PROBLEM REQUIREMENTS - Only a number is wanted: the count of lines in this listing that contain "chart".

INFORMATION SUPPLIED -
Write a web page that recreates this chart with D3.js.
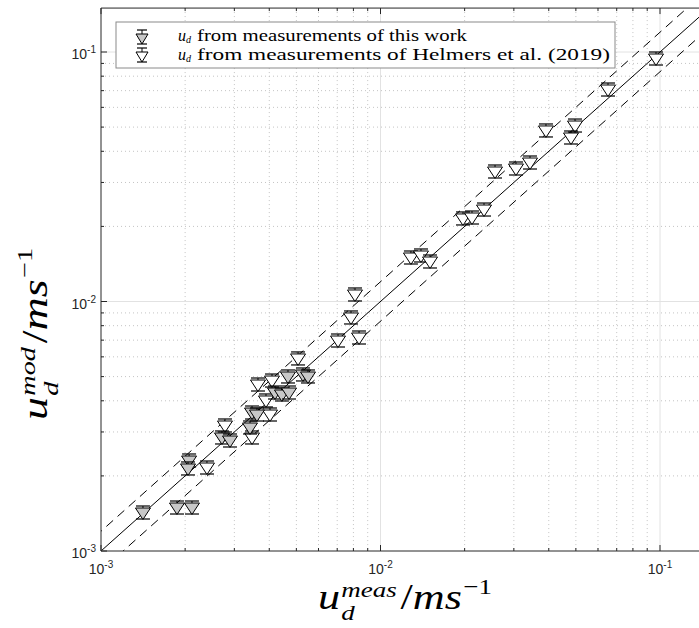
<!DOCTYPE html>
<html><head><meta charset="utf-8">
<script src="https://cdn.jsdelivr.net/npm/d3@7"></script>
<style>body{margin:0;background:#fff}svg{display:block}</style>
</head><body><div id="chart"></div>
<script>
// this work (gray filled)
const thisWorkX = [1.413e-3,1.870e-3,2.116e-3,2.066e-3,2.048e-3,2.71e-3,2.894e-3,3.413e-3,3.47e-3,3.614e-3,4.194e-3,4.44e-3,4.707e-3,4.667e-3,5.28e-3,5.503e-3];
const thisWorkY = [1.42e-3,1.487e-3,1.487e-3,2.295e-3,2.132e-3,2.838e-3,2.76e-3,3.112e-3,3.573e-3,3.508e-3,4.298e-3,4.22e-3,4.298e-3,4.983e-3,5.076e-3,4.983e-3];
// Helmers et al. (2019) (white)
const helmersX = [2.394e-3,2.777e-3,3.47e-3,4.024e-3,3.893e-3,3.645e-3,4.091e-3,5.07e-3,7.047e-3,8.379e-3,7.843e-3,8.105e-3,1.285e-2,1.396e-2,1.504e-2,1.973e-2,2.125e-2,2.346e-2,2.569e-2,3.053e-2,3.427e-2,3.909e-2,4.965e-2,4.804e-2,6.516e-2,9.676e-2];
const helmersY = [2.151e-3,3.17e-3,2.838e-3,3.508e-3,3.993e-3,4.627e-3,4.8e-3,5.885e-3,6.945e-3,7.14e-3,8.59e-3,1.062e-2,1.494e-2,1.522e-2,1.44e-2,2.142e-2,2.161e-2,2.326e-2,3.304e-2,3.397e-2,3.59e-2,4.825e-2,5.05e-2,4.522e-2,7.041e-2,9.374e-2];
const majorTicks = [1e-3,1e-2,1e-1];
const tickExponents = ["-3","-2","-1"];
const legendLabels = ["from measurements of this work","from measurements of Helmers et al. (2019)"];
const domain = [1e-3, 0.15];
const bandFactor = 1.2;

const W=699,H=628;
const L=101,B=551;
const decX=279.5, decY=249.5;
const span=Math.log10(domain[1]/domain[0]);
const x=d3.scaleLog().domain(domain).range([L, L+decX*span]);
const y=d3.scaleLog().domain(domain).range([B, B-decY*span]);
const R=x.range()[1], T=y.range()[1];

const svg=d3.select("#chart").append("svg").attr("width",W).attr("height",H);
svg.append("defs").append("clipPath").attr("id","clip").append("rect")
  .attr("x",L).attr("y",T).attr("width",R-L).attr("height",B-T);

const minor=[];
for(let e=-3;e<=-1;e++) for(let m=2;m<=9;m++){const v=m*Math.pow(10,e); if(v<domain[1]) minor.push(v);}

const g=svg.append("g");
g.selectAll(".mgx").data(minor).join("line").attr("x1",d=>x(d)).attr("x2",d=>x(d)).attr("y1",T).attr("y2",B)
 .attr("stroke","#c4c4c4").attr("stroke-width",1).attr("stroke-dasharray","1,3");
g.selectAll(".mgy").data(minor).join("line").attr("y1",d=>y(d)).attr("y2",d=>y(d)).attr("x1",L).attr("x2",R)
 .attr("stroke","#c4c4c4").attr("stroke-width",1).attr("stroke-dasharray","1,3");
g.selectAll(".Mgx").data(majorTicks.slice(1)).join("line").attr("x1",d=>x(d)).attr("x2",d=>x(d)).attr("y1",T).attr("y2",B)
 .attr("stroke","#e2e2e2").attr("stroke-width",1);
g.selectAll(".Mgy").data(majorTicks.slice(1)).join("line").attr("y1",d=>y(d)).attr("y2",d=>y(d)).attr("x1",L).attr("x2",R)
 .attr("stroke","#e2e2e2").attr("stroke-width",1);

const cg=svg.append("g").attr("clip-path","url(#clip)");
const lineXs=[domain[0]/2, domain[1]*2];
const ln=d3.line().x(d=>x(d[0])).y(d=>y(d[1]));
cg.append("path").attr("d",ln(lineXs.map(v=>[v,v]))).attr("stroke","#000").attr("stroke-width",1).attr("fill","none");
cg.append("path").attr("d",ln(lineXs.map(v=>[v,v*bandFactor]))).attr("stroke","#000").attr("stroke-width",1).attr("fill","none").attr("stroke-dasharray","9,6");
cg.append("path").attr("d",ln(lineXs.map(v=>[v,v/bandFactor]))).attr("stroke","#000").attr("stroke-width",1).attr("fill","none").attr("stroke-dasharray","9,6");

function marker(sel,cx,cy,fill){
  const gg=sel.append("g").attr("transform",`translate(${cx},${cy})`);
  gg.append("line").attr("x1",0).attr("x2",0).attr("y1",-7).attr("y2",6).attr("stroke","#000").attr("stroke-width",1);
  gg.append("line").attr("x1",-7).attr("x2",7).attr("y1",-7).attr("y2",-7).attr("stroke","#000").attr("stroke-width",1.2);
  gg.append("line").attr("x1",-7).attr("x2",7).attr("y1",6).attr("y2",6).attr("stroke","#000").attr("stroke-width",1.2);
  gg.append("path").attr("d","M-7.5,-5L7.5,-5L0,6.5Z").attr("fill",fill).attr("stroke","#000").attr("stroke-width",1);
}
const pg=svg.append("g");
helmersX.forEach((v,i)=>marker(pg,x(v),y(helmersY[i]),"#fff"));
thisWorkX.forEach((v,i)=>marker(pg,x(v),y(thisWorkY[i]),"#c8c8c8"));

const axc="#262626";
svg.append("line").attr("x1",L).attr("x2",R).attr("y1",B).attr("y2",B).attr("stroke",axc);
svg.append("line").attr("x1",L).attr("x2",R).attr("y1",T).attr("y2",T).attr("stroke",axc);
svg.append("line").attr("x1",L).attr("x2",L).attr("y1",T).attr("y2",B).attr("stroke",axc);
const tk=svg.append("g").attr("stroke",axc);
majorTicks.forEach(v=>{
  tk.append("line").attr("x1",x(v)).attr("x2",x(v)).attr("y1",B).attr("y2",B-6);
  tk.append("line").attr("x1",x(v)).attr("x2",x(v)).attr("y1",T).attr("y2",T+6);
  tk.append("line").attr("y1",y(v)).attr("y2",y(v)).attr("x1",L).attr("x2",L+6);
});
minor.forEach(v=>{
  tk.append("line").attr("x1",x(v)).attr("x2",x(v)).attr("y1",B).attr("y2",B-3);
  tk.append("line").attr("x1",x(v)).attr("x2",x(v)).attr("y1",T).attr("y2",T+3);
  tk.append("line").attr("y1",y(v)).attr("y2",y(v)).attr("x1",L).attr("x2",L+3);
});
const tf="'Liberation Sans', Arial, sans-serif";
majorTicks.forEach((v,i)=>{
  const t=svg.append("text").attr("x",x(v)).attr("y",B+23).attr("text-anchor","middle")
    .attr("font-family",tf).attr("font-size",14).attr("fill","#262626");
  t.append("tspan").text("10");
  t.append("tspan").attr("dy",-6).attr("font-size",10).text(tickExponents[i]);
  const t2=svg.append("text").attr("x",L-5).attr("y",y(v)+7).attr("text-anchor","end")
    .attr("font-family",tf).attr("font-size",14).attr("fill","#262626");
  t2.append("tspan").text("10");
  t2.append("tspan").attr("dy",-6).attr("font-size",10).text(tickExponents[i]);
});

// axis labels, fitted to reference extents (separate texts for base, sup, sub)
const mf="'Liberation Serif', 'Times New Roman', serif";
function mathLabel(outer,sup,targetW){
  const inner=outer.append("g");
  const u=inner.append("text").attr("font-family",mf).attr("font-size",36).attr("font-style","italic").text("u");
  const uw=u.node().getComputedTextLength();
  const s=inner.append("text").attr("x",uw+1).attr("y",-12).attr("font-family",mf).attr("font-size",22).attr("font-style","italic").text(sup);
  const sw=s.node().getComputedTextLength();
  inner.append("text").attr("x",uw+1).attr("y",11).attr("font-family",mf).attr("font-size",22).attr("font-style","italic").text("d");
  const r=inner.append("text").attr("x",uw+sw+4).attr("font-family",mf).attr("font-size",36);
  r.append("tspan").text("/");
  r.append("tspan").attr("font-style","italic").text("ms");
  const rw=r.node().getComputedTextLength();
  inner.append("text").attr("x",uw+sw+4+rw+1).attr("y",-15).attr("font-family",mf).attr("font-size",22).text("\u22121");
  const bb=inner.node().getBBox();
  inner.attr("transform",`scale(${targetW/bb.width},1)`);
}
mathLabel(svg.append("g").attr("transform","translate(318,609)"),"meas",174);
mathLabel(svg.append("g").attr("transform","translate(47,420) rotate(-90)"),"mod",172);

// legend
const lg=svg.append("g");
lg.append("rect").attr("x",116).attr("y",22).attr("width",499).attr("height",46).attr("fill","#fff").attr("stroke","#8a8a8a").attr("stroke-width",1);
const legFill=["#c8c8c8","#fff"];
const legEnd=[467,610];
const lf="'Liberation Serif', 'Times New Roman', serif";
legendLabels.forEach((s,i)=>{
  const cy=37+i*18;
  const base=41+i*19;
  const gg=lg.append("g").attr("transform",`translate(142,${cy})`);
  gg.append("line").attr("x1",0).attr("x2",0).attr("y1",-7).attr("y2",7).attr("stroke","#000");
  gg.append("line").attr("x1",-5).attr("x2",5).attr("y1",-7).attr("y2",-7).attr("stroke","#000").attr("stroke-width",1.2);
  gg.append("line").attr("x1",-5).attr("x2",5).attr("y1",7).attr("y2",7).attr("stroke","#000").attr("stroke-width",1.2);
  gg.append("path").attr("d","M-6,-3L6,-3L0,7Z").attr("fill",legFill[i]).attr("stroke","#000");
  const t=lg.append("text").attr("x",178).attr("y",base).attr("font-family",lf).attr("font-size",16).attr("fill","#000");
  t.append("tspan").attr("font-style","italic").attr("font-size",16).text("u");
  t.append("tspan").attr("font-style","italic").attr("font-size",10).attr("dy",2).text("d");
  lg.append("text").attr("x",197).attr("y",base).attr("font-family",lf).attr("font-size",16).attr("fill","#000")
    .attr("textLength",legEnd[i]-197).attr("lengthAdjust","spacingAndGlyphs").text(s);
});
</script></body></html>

TASK SOLUTION - 3